#### Provided material

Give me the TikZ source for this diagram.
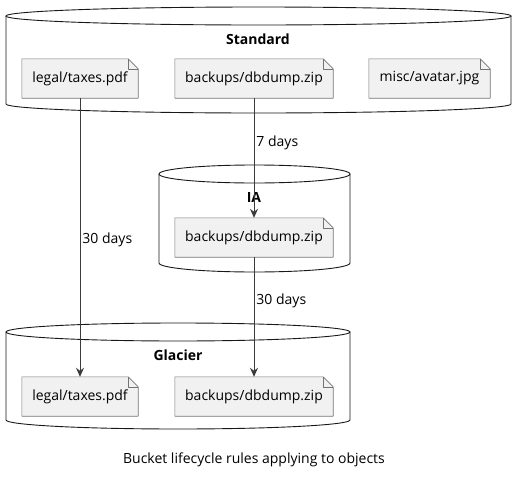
\documentclass[tikz,border=0pt]{standalone}
\usepackage{fontspec}
\setmainfont{Open Sans}
\usetikzlibrary{arrows.meta, positioning, calc}
\definecolor{filegray}{HTML}{F1F1F1}
\definecolor{inkdark}{HTML}{181818}
\tikzset{
    file_box/.style={
        rectangle, fill=filegray, draw=none,
        minimum height=39pt, inner sep=0pt,
        align=center, font=\fontsize{14}{16}\selectfont
    },
    file_line/.style={
        draw=black!55, line width=0.6pt, line join=round
    },
    bucket_line/.style={
        draw=inkdark, line width=0.9pt
    },
    bucket_title/.style={
        font=\fontsize{14}{16}\selectfont\bfseries, inner sep=0pt
    },
    life_arrow/.style={
        -{Stealth[length=9pt, width=8pt, inset=3pt]}, draw=inkdark!85, line width=0.9pt
    },
    days_lbl/.style={
        font=\fontsize{14}{16}\selectfont, inner sep=1pt, anchor=west
    }
}
% bucket: left, right, top centre y, bottom y
\newcommand{\bucketshape}[4]{%
    \draw[bucket_line] ({(#1+#2)/2},#3) ellipse [x radius={(#2-#1)/2*1pt}, y radius=9pt];
    \draw[bucket_line] (#1,#3) -- (#1,#4) arc [start angle=180, end angle=360, x radius={(#2-#1)/2*1pt}, y radius=9pt] -- (#2,#3);
}
% folded corner on a file node
\newcommand{\foldfile}[1]{%
    \fill[white] ([xshift=-10pt]#1.north east) -- (#1.north east) -- ([yshift=-10pt]#1.north east) -- cycle;
    \draw[file_line] ([xshift=-10pt]#1.north east) -- ([xshift=2pt]#1.north west) -- (#1.north west) -- (#1.south west) -- (#1.south east) -- ([yshift=-10pt]#1.north east) -- cycle;
    \draw[file_line] ([xshift=-10pt]#1.north east) |- ([yshift=-10pt]#1.north east);
}
\begin{document}
\begin{tikzpicture}[x=1pt, y=-1pt]
    \useasboundingbox (0,0) rectangle (523,477);

    % Buckets
    \bucketshape{6}{511}{16}{104}
    \bucketshape{159}{350}{174}{263}
    \bucketshape{6}{350}{332}{420}

    \node[bucket_title] (std) at (258, 39) {Standard};
    \node[bucket_title] (ia) at (254, 197) {IA};
    \node[bucket_title] (glac) at (178, 355) {Glacier};

    % Standard objects
    \node[file_box, minimum width=116pt] (std_tax) at (80, 78.5) {legal/taxes.pdf};
    \node[file_box, minimum width=158pt] (std_dump) at (254, 78.5) {backups/dbdump.zip};
    \node[file_box, minimum width=121pt] (std_avatar) at (429.5, 78.5) {misc/avatar.jpg};

    % IA objects
    \node[file_box, minimum width=158pt] (ia_dump) at (254, 237.5) {backups/dbdump.zip};

    % Glacier objects
    \node[file_box, minimum width=116pt] (glac_tax) at (80, 396.5) {legal/taxes.pdf};
    \node[file_box, minimum width=158pt] (glac_dump) at (254, 396.5) {backups/dbdump.zip};

    \foreach \f in {std_tax, std_dump, std_avatar, ia_dump, glac_tax, glac_dump} {
        \foldfile{\f}
    }

    % Transitions
    \draw[life_arrow] (std_tax) -- node[days_lbl, pos=0.51, xshift=1pt] {30 days} (glac_tax);
    \draw[life_arrow] (std_dump) -- node[days_lbl, pos=0.375, xshift=1pt] {7 days} (ia_dump);
    \draw[life_arrow] (ia_dump) -- node[days_lbl, pos=0.365, xshift=1pt] {30 days} (glac_dump);

    \node[font=\fontsize{14}{16}\selectfont] (caption) at (254, 460) {Bucket lifecycle rules applying to objects};
\end{tikzpicture}
\end{document}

########

*Short task:* Please extract exactly the lines of the data, from the first through the line containing "at (178, 355)", and add no pictures to the copy.

*Solution for this exercise:*
Give me the TikZ source for this diagram.
\documentclass[tikz,border=0pt]{standalone}
\usepackage{fontspec}
\setmainfont{Open Sans}
\usetikzlibrary{arrows.meta, positioning, calc}
\definecolor{filegray}{HTML}{F1F1F1}
\definecolor{inkdark}{HTML}{181818}
\tikzset{
    file_box/.style={
        rectangle, fill=filegray, draw=none,
        minimum height=39pt, inner sep=0pt,
        align=center, font=\fontsize{14}{16}\selectfont
    },
    file_line/.style={
        draw=black!55, line width=0.6pt, line join=round
    },
    bucket_line/.style={
        draw=inkdark, line width=0.9pt
    },
    bucket_title/.style={
        font=\fontsize{14}{16}\selectfont\bfseries, inner sep=0pt
    },
    life_arrow/.style={
        -{Stealth[length=9pt, width=8pt, inset=3pt]}, draw=inkdark!85, line width=0.9pt
    },
    days_lbl/.style={
        font=\fontsize{14}{16}\selectfont, inner sep=1pt, anchor=west
    }
}
% bucket: left, right, top centre y, bottom y
\newcommand{\bucketshape}[4]{%
    \draw[bucket_line] ({(#1+#2)/2},#3) ellipse [x radius={(#2-#1)/2*1pt}, y radius=9pt];
    \draw[bucket_line] (#1,#3) -- (#1,#4) arc [start angle=180, end angle=360, x radius={(#2-#1)/2*1pt}, y radius=9pt] -- (#2,#3);
}
% folded corner on a file node
\newcommand{\foldfile}[1]{%
    \fill[white] ([xshift=-10pt]#1.north east) -- (#1.north east) -- ([yshift=-10pt]#1.north east) -- cycle;
    \draw[file_line] ([xshift=-10pt]#1.north east) -- ([xshift=2pt]#1.north west) -- (#1.north west) -- (#1.south west) -- (#1.south east) -- ([yshift=-10pt]#1.north east) -- cycle;
    \draw[file_line] ([xshift=-10pt]#1.north east) |- ([yshift=-10pt]#1.north east);
}
\begin{document}
\begin{tikzpicture}[x=1pt, y=-1pt]
    \useasboundingbox (0,0) rectangle (523,477);

    % Buckets
    \bucketshape{6}{511}{16}{104}
    \bucketshape{159}{350}{174}{263}
    \bucketshape{6}{350}{332}{420}

    \node[bucket_title] (std) at (258, 39) {Standard};
    \node[bucket_title] (ia) at (254, 197) {IA};
    \node[bucket_title] (glac) at (178, 355) {Glacier};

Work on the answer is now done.